→ REQUEST:
Quote the whole listing exactly. Leave the pictures out of your copy.

→ SOURCE DATA:
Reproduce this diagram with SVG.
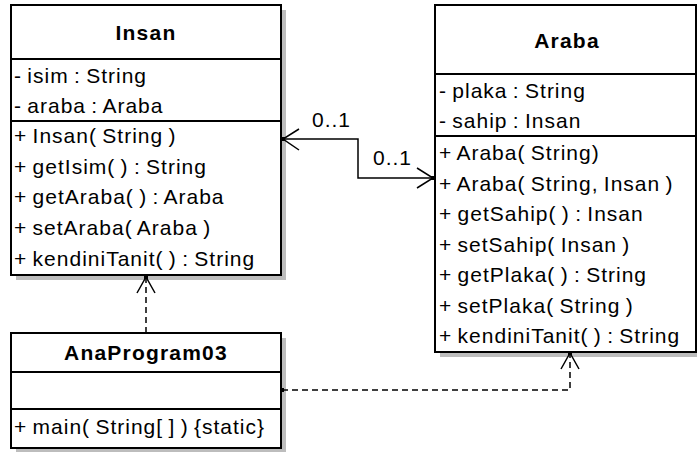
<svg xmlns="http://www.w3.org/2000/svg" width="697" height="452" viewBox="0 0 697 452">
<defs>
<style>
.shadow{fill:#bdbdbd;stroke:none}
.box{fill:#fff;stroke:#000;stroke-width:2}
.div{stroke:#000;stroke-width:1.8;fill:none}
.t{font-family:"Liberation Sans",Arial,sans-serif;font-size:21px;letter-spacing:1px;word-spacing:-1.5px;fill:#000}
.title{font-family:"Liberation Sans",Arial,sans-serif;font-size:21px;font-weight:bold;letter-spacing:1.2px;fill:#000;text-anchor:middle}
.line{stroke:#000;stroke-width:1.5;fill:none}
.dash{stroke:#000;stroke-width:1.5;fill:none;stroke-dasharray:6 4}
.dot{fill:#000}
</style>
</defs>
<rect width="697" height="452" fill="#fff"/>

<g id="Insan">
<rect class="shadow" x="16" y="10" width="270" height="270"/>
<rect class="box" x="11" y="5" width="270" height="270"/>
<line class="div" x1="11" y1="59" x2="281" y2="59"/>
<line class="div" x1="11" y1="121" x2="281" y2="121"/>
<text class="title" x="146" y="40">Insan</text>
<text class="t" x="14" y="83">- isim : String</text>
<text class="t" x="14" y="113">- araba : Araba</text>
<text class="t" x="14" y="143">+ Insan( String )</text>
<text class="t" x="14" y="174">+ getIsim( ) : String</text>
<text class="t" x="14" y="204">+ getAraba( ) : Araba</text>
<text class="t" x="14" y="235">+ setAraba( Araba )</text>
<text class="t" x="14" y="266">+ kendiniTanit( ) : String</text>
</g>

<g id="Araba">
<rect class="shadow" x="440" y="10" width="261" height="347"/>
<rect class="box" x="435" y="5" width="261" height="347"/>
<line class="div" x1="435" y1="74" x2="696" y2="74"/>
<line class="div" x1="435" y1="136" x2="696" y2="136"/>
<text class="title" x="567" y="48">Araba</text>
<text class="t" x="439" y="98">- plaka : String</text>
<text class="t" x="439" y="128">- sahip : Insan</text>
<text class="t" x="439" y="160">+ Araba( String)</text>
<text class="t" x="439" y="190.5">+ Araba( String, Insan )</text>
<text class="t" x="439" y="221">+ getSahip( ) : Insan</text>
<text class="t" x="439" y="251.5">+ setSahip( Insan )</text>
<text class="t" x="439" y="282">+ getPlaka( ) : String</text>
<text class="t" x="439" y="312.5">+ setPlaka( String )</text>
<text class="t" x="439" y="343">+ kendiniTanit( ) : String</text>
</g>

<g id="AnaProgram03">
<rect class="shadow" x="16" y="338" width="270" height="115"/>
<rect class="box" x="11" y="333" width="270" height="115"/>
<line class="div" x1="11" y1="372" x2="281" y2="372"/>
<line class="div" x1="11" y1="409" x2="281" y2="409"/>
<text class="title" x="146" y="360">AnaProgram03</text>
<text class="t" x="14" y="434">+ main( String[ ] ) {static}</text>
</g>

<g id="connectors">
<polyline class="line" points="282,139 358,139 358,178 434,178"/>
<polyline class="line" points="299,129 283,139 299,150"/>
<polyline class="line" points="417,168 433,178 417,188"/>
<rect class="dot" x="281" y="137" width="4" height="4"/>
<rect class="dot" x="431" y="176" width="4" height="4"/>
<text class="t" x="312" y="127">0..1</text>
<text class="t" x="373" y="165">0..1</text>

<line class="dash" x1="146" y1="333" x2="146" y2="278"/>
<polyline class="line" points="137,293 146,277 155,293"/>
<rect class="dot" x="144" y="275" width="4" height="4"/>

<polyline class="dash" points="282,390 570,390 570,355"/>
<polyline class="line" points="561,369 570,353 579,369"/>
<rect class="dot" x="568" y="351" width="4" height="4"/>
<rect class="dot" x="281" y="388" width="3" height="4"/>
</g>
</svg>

→ THE ANSWER:
Reproduce this diagram with SVG.
<svg xmlns="http://www.w3.org/2000/svg" width="697" height="452" viewBox="0 0 697 452">
<defs>
<style>
.shadow{fill:#bdbdbd;stroke:none}
.box{fill:#fff;stroke:#000;stroke-width:2}
.div{stroke:#000;stroke-width:1.8;fill:none}
.t{font-family:"Liberation Sans",Arial,sans-serif;font-size:21px;letter-spacing:1px;word-spacing:-1.5px;fill:#000}
.title{font-family:"Liberation Sans",Arial,sans-serif;font-size:21px;font-weight:bold;letter-spacing:1.2px;fill:#000;text-anchor:middle}
.line{stroke:#000;stroke-width:1.5;fill:none}
.dash{stroke:#000;stroke-width:1.5;fill:none;stroke-dasharray:6 4}
.dot{fill:#000}
</style>
</defs>
<rect width="697" height="452" fill="#fff"/>

<g id="Insan">
<rect class="shadow" x="16" y="10" width="270" height="270"/>
<rect class="box" x="11" y="5" width="270" height="270"/>
<line class="div" x1="11" y1="59" x2="281" y2="59"/>
<line class="div" x1="11" y1="121" x2="281" y2="121"/>
<text class="title" x="146" y="40">Insan</text>
<text class="t" x="14" y="83">- isim : String</text>
<text class="t" x="14" y="113">- araba : Araba</text>
<text class="t" x="14" y="143">+ Insan( String )</text>
<text class="t" x="14" y="174">+ getIsim( ) : String</text>
<text class="t" x="14" y="204">+ getAraba( ) : Araba</text>
<text class="t" x="14" y="235">+ setAraba( Araba )</text>
<text class="t" x="14" y="266">+ kendiniTanit( ) : String</text>
</g>

<g id="Araba">
<rect class="shadow" x="440" y="10" width="261" height="347"/>
<rect class="box" x="435" y="5" width="261" height="347"/>
<line class="div" x1="435" y1="74" x2="696" y2="74"/>
<line class="div" x1="435" y1="136" x2="696" y2="136"/>
<text class="title" x="567" y="48">Araba</text>
<text class="t" x="439" y="98">- plaka : String</text>
<text class="t" x="439" y="128">- sahip : Insan</text>
<text class="t" x="439" y="160">+ Araba( String)</text>
<text class="t" x="439" y="190.5">+ Araba( String, Insan )</text>
<text class="t" x="439" y="221">+ getSahip( ) : Insan</text>
<text class="t" x="439" y="251.5">+ setSahip( Insan )</text>
<text class="t" x="439" y="282">+ getPlaka( ) : String</text>
<text class="t" x="439" y="312.5">+ setPlaka( String )</text>
<text class="t" x="439" y="343">+ kendiniTanit( ) : String</text>
</g>

<g id="AnaProgram03">
<rect class="shadow" x="16" y="338" width="270" height="115"/>
<rect class="box" x="11" y="333" width="270" height="115"/>
<line class="div" x1="11" y1="372" x2="281" y2="372"/>
<line class="div" x1="11" y1="409" x2="281" y2="409"/>
<text class="title" x="146" y="360">AnaProgram03</text>
<text class="t" x="14" y="434">+ main( String[ ] ) {static}</text>
</g>

<g id="connectors">
<polyline class="line" points="282,139 358,139 358,178 434,178"/>
<polyline class="line" points="299,129 283,139 299,150"/>
<polyline class="line" points="417,168 433,178 417,188"/>
<rect class="dot" x="281" y="137" width="4" height="4"/>
<rect class="dot" x="431" y="176" width="4" height="4"/>
<text class="t" x="312" y="127">0..1</text>
<text class="t" x="373" y="165">0..1</text>

<line class="dash" x1="146" y1="333" x2="146" y2="278"/>
<polyline class="line" points="137,293 146,277 155,293"/>
<rect class="dot" x="144" y="275" width="4" height="4"/>

<polyline class="dash" points="282,390 570,390 570,355"/>
<polyline class="line" points="561,369 570,353 579,369"/>
<rect class="dot" x="568" y="351" width="4" height="4"/>
<rect class="dot" x="281" y="388" width="3" height="4"/>
</g>
</svg>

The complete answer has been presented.